The next point which I would like to put forward to you is the role of the prophet, whether he is a lay prophet, the scientist, or the prophet speaking as a visionary the words of God as Isaiah or Jeremiah, both have something in common, both may or not part company half way. What they have in common is the vision of things as they are. Isaiah wrote: “The foundations of the earth do shake. Earth breaks to pieces, earth is split in pieces, earth shakes to pieces, earth reels like a drunken man. Earth rocks like a hammock; under the weight of its transgression earth falls down to raise no more”. The same is being said by people who look and who have renounced the old slogans of the false prophets, see page 15: ” Progress, infinite progress. Peace, universal peace. Happiness, happiness for everyone” who have renounced these slogans to turn to stern realities, to disclosing, to describing to proclaiming what is really happening to those things which are no longer visions, but physics as Tillich puts it. But there is a point at which the prophet and the scientist — the prophet of the new age — may either continue together or else part company: it is the moment of hope, the moment of faith. In the passage quoted earlier Tillich says two alternatives remain, despair or faith, salvation. Despair may be the lot of the scientist, the lot of the man who sees things as they are and sees also that the only thing that could check the tragedy is not a new move of science but a new move of human consciousness. But the scientist as well as the prophet of old may also have faith, not in the naive way which consists in thinking that tragedy may not happen, that tragedy may not go so far, but a faith founded on something else. The same prophet Isaiah, whose prophecies I have read out, says a couple of lines lower, in the same prophecies: “Lift up your eyes to heaven and look upon the earth beneath, for the earth shall vanish like smoke. And the earth shall grow old like a robe; the world itself shall crumble. But my righteousness shall be forever; and my salvation knows no end.” And in another passage: “For the mountains shall depart, and the hills be removed; but my kindness shall not depart form thee, neither shall the covenant of my peace be removed, saith the Lord that hath mercy on me” ( Isaiah 54-10).
Tillich thinks that it is by considering not only the results of what man can do and is doing, but also by turning his gaze towards God that the prophet finds his balance, his peace and his security. See p. 20: “How could the prophets speak as they did? How could they paint these most terrible picture of doom and destruction without cynicism or despair? It was because, beyond the sphere of destruction, they saw the sphere of salvation; because, in the doom of the temporal, they saw the manifestation of the Eternal. It was because they were certain that they belonged within the two spheres, the changeable and the unchangeable. For only he who is also beyond the changeable, not bound within it alone, can face the end.
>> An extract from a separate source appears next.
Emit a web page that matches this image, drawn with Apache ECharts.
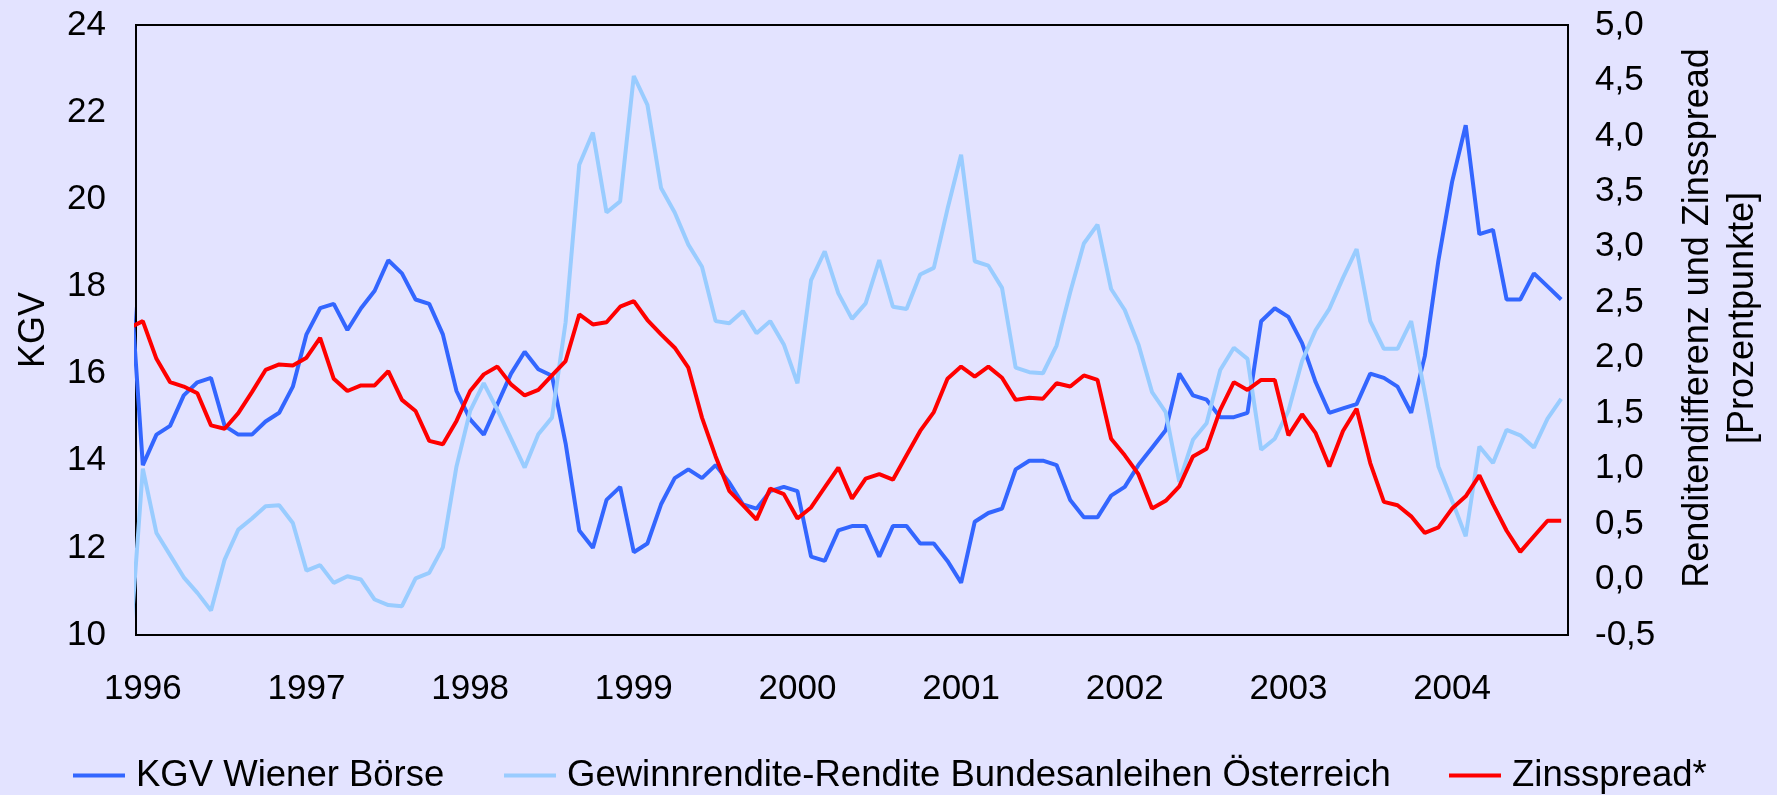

All others are compelled to escape, to turn away. How much of our lives consist in nothing but attempts to look away from the end. We often succeed in forgetting the end. But ultimately we fail; for we always carry the end with us in our bodies and our souls. And often whole nations and cultures succeed in forgetting the end. But ultimately they fail too, for in their lives and growth they always carry the end with them. Often the whole earth succeeds in making its creatures forget its end, but sometimes these creatures feel that their earth is beginning to grow old, and that its foundations are beginning to shake. For the earth carries its end within it. We happen to live in a time when very few of us, very few nations, very few sections of the earth, will succeed in forgetting the end. For in these days the foundations of the earth do shake. May we not turn our eyes away; may we not close our ears and our mouths. But may we rather see, through the crumbling of a world, the rock of eternity and the salvation which has no end.”
This is I think the last problem which I see in this sermon. In what way, how, by what means does it happen that this vision of the eternal and the unchangeable affects us? Are we aware of the fact that we belong to the unchangeable and the eternal? To what extent are we concretely aware of the fact that this is true for us in body and soul and for all that surround us? Or is it that God survives the crumbling of this world? What does survive? Is there in the answer to this question “what” a sufficient ground for us not only to put aside despair, not only to have a blind faith, but to have a faith which is joy, a faith which is the certainty of eternal salvation, not only in a passive way but in the way in which made the early Christians say: “Come, Lord Jesus”; wait for this day which will be the final shaking of the earth, when the earth will be shaken indeed, when heaven will be wind up, when all things will stand in an ultimate dread of the Judgement and when yet, in spite of all the Church will continue to say together with the Spirit: “Come, Thou, Lord Jesus”.